* _Task to complete_
Extract everything from the first line through the line with "return (x / W, 1 - y / H)", both ends included, except for any pictures.

* _Recorded information_

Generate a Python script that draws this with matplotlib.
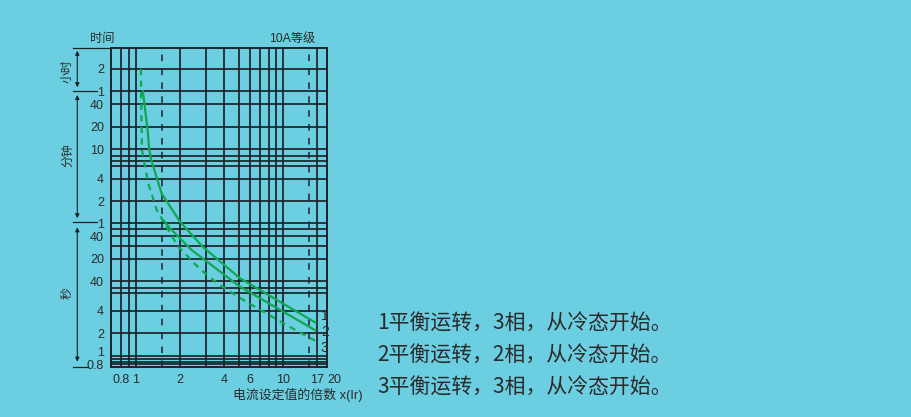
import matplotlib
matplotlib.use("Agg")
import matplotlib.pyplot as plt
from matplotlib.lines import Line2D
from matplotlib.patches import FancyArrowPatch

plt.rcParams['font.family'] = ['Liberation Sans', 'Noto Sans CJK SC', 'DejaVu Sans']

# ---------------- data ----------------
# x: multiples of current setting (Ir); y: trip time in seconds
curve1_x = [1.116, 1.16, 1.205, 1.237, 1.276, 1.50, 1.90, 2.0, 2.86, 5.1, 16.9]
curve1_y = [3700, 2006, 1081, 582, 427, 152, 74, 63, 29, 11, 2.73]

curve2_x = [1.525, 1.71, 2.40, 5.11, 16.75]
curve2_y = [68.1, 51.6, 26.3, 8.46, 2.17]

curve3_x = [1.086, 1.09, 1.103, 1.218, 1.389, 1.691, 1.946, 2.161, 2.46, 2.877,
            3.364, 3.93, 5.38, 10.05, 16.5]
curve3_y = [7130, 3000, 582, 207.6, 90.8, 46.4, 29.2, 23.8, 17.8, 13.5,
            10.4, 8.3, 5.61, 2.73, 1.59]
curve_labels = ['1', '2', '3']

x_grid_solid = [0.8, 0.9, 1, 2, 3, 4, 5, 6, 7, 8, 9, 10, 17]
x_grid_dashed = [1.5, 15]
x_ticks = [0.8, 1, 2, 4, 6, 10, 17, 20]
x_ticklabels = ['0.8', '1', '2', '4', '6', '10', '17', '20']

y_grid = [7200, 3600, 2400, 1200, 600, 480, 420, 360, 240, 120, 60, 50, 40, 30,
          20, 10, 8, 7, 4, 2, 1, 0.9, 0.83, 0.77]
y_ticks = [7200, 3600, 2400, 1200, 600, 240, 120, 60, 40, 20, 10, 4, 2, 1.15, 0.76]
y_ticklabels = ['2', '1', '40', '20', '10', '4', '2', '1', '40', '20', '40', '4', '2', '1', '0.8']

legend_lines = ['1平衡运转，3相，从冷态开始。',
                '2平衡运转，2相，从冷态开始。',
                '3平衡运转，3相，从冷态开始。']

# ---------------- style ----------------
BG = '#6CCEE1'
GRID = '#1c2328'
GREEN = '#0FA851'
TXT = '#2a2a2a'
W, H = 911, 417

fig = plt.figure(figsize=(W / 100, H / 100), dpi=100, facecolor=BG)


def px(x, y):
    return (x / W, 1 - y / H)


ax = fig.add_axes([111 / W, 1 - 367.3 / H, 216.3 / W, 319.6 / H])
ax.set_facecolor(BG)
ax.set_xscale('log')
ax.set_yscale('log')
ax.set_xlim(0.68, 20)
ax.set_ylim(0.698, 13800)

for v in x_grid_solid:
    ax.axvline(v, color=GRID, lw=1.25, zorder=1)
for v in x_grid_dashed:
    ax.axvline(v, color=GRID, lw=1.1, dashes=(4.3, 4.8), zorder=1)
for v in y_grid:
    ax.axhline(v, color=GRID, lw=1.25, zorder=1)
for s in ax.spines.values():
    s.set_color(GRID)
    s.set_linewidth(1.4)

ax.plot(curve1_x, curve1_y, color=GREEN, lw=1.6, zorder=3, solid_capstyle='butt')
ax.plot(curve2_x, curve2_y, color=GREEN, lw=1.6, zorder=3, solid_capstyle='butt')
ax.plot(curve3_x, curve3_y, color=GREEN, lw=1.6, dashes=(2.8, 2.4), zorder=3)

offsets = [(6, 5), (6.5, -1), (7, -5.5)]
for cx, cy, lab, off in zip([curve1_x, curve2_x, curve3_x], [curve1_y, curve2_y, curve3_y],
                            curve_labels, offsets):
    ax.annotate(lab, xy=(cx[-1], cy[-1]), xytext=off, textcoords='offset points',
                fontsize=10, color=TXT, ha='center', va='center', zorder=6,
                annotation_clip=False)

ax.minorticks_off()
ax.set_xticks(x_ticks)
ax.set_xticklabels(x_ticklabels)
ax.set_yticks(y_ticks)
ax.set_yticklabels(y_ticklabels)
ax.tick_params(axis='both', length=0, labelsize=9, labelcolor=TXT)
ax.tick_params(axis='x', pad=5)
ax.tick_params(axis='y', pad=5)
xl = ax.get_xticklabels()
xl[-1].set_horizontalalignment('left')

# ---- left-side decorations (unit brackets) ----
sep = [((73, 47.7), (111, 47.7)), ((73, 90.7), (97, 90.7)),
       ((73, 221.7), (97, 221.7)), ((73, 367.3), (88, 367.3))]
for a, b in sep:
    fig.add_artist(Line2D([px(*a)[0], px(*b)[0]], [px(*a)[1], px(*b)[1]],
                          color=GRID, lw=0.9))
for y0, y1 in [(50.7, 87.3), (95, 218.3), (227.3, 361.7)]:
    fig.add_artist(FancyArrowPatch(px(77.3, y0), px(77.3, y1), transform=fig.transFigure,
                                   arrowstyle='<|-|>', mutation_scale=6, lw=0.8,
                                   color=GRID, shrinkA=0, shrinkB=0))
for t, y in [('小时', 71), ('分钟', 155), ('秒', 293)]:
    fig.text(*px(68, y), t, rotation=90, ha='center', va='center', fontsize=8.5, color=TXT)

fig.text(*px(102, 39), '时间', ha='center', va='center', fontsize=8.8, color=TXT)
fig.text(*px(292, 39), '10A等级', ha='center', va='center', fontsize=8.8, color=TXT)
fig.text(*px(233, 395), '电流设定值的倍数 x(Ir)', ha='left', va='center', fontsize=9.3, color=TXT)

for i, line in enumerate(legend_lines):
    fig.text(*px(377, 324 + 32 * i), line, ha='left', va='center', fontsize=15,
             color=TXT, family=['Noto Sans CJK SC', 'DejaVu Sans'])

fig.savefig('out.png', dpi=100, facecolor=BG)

* _Response to the task_
Generate a Python script that draws this with matplotlib.
import matplotlib
matplotlib.use("Agg")
import matplotlib.pyplot as plt
from matplotlib.lines import Line2D
from matplotlib.patches import FancyArrowPatch

plt.rcParams['font.family'] = ['Liberation Sans', 'Noto Sans CJK SC', 'DejaVu Sans']

# ---------------- data ----------------
# x: multiples of current setting (Ir); y: trip time in seconds
curve1_x = [1.116, 1.16, 1.205, 1.237, 1.276, 1.50, 1.90, 2.0, 2.86, 5.1, 16.9]
curve1_y = [3700, 2006, 1081, 582, 427, 152, 74, 63, 29, 11, 2.73]

curve2_x = [1.525, 1.71, 2.40, 5.11, 16.75]
curve2_y = [68.1, 51.6, 26.3, 8.46, 2.17]

curve3_x = [1.086, 1.09, 1.103, 1.218, 1.389, 1.691, 1.946, 2.161, 2.46, 2.877,
            3.364, 3.93, 5.38, 10.05, 16.5]
curve3_y = [7130, 3000, 582, 207.6, 90.8, 46.4, 29.2, 23.8, 17.8, 13.5,
            10.4, 8.3, 5.61, 2.73, 1.59]
curve_labels = ['1', '2', '3']

x_grid_solid = [0.8, 0.9, 1, 2, 3, 4, 5, 6, 7, 8, 9, 10, 17]
x_grid_dashed = [1.5, 15]
x_ticks = [0.8, 1, 2, 4, 6, 10, 17, 20]
x_ticklabels = ['0.8', '1', '2', '4', '6', '10', '17', '20']

y_grid = [7200, 3600, 2400, 1200, 600, 480, 420, 360, 240, 120, 60, 50, 40, 30,
          20, 10, 8, 7, 4, 2, 1, 0.9, 0.83, 0.77]
y_ticks = [7200, 3600, 2400, 1200, 600, 240, 120, 60, 40, 20, 10, 4, 2, 1.15, 0.76]
y_ticklabels = ['2', '1', '40', '20', '10', '4', '2', '1', '40', '20', '40', '4', '2', '1', '0.8']

legend_lines = ['1平衡运转，3相，从冷态开始。',
                '2平衡运转，2相，从冷态开始。',
                '3平衡运转，3相，从冷态开始。']

# ---------------- style ----------------
BG = '#6CCEE1'
GRID = '#1c2328'
GREEN = '#0FA851'
TXT = '#2a2a2a'
W, H = 911, 417

fig = plt.figure(figsize=(W / 100, H / 100), dpi=100, facecolor=BG)


def px(x, y):
    return (x / W, 1 - y / H)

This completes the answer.